Columbia, SC (WLTX) -- A local organization that's been helping Haiti's children and elderly for years is now turning their efforts to disaster relief.
Millions of Haitians who were left with nothing but injuries are being moved out of Port-au-Prince. Wade McGuinn's aid group, Haiti Children's Project, has seen the destruction firsthand.
"The story of the earthquake is the buildings falling down, but the real story is what do you do with the 2 million, 2.5 million people that are going to be absorbed back into the countryside and need help," McGuinn says. "They, right now, every day since last week, have been ferrying all those people by small ferry boats all over the rest of the island and dropping them off with nothing. Just on Monday and Wednesday left 16,000 people at the dock. Most of them were injured and they left them with water and they drove off they have no homes. They have no money. They have no food. They have nothing."
McGuinn is the founding director of Haiti Children's Project, a group that has helped Haitian children and the elderly for years. Now they're providing food and medical care to anyone they can reach.

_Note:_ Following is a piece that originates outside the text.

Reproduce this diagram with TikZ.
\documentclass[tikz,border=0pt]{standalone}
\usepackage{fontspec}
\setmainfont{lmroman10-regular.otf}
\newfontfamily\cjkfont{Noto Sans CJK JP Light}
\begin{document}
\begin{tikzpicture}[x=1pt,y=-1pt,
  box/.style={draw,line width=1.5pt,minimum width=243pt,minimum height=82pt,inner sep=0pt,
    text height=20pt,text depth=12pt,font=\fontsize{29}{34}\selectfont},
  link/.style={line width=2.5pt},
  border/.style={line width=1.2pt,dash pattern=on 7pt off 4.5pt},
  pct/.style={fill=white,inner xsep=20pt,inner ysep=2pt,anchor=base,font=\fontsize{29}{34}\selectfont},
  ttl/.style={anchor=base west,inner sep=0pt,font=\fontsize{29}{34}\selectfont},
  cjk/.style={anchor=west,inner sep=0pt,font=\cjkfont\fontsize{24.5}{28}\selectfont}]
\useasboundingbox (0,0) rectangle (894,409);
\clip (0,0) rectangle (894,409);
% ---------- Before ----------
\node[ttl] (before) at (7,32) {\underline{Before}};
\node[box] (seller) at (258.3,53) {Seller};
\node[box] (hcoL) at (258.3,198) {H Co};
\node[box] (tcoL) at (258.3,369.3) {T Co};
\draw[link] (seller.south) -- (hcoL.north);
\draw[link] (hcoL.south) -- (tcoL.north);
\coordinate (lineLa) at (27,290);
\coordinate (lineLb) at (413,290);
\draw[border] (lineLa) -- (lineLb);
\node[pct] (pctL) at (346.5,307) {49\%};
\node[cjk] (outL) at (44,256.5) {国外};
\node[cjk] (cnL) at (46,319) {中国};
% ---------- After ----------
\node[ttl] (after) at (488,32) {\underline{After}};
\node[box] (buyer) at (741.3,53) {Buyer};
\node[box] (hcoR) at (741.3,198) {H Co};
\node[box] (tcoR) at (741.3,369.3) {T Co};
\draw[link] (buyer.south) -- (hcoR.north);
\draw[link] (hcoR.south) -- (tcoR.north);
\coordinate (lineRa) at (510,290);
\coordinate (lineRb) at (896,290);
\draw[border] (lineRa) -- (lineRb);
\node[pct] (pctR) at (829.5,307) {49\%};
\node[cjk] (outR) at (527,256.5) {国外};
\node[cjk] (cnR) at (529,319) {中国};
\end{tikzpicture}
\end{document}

"We were able to unload the rice and beans that we brought we brought 1,300 pounds of rice and beans and actually see that food go directly into pots of boiling water and see people start eating," McGuinn says. The group is taking four more relief trips this week, bringing in supplies and medical care.
"The grass field that we land at that's adjacent to our project, which is where the plane lands, there was over two maybe 300 people just camping there now," he says. They are living proof that the need for help is dire.
"I've cried a bucket of tears, I mean, but you know I tell people every day my heart is broken. But my spirit's not broken. So, it's up to us to continue the lifeline, and that's what we're going to do," McGuinn says.